Самость повествователя мешает понять, что и люди, на которых он презирает, испытывают те же самые внутренние нравственные дилеммы, что и он сам, простые слова бабушки о том, что нужно терпеть, что терпение помогает претерпевать кажущуюся бессмысленной жизнь, не находят у него никакого отклика. В окружающей его жизни, кстати, он больше всего возмущается способностью других людей ее терпеть, принимать ее такой, какова она в действительности.
«Я был плохо приспособлен к терпению, - высокомерно и непоследовательно хвастается он, - и если иногда проявлял эту добродетель скота, дерева, камня – я проявлял ее ради самоиспытания, ради того, чтобы знать запас своих сил, степень устойчивости на земле. Иногда подростки, по глупому молодечеству, по зависти к силе взрослых, пытаются поднимать и поднимают тяжести, слишком большие для их мускулов и костей, пробуют хвастливо, как взрослые силачи, крестится двухпудовыми гирями.
Я тоже делал это в прямом и переносном смысле, физически и духовно, и только благодаря какой-то случайности не надорвался насмерть, не изуродовал себя на всю жизнь. Ибо ничто не уродует человека так страшно, как уродует его терпение, покорность силе внешних условий.
И если в конце концов я все таки лягу в землю изуродованным, то – не без гордости – скажу в свой последний час, что добрые люди лет сорок серьезно заботились исказить душу мою, но упрямый труд их не весьма удачный».
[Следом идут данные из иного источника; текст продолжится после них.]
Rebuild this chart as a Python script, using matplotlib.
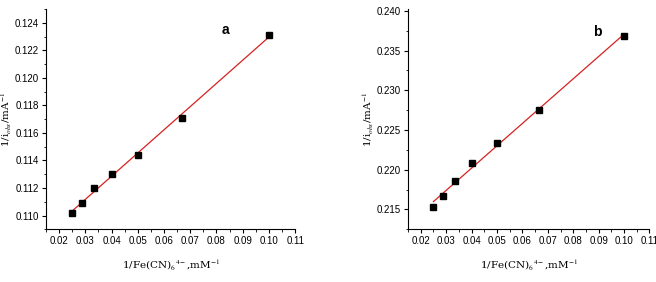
import numpy as np
import matplotlib
matplotlib.use('Agg')
import matplotlib.pyplot as plt
from matplotlib.ticker import MultipleLocator, FormatStrFormatter

# reciprocal concentrations, 1/Fe(CN)6 4- (mM^-1)
inv_conc = [0.025, 0.0286, 0.0333, 0.040, 0.050, 0.0667, 0.100]
# 1/i_obs (mA^-1) for panel a and b
inv_i_a = [0.1102, 0.1109, 0.1120, 0.1130, 0.1144, 0.1171, 0.1231]
inv_i_b = [0.2153, 0.2167, 0.2186, 0.2209, 0.2234, 0.2275, 0.2369]

plt.rcParams['font.family'] = ['Liberation Sans', 'DejaVu Sans']
plt.rcParams['mathtext.fontset'] = 'stix'

fig = plt.figure(figsize=(6.56, 2.82), dpi=100)
ax_a = fig.add_axes([0.070, 0.187, 0.380, 0.781])
ax_b = fig.add_axes([0.622, 0.187, 0.368, 0.780])

xlab = r'1/Fe(CN)$_6$$^{4-}$,mM$^{-1}$'
ylab = r'1/i$_{obs}$/mA$^{-1}$'


def draw_panel(ax, y, letter, ylim, ymajor, yminor, yfmt, letter_xy):
    x = np.array(inv_conc)
    y = np.array(y)
    slope, icpt = np.polyfit(x, y, 1)
    xf = np.array([x.min(), x.max()])
    ax.plot(xf, slope * xf + icpt, color='#d82020', lw=0.9, zorder=2)
    ax.plot(x, y, 's', color='black', ms=3.8, zorder=3)

    ax.set_xlim(0.015, 0.11)
    ax.set_ylim(*ylim)
    ax.xaxis.set_major_locator(MultipleLocator(0.01))
    ax.xaxis.set_minor_locator(MultipleLocator(0.005))
    ax.xaxis.set_major_formatter(FormatStrFormatter('%.2f'))
    ax.yaxis.set_major_locator(MultipleLocator(ymajor))
    ax.yaxis.set_minor_locator(MultipleLocator(yminor))
    ax.yaxis.set_major_formatter(FormatStrFormatter(yfmt))

    for side in ('top', 'right'):
        ax.spines[side].set_visible(False)
    for side in ('left', 'bottom'):
        ax.spines[side].set_linewidth(0.8)
    ax.tick_params(which='major', direction='out', length=3, width=0.8, labelsize=7, pad=2)
    ax.tick_params(which='minor', direction='out', length=1.8, width=0.6)

    ax.set_xlabel(xlab, fontsize=7.5, family='serif', labelpad=8)
    ax.set_ylabel(ylab, fontsize=7.5, family='serif', labelpad=0.5)
    ax.text(letter_xy[0], letter_xy[1], letter, fontsize=10, fontweight='bold',
            ha='center', va='center')


draw_panel(ax_a, inv_i_a, 'a', (0.109, 0.125), 0.002, 0.001, '%.3f', (0.0835, 0.1235))
draw_panel(ax_b, inv_i_b, 'b', (0.2125, 0.2402), 0.005, 0.0025, '%.3f', (0.0895, 0.2373))

fig.savefig('out.png', dpi=100)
Похоже, автор до самой старости остался хвастливым, неумным подростком, пристрастным к громкой риторике пустых слов, вычитанных не из самых лучших книг так и не понявшим, кто уродовал его жизнь и душу. Доверившись им, он так и не захотел впустить в свою жизнь Бога, прожил ее так, будто бы она принадлежит ему одному; читая трилогию мы видим, как само понятие о Боге постепенно стирается с этой не хотящей знать Его души; как Бог, смиряясь, исчезает из не захотевшей быть направленной к Нему жизни и она обрекает себя до последних мгновений блуждать в темном, придуманном и собственноручно построенном для себя доме без дверей и окон, тем самым отрезая от себя надежду когда-либо выбраться из него.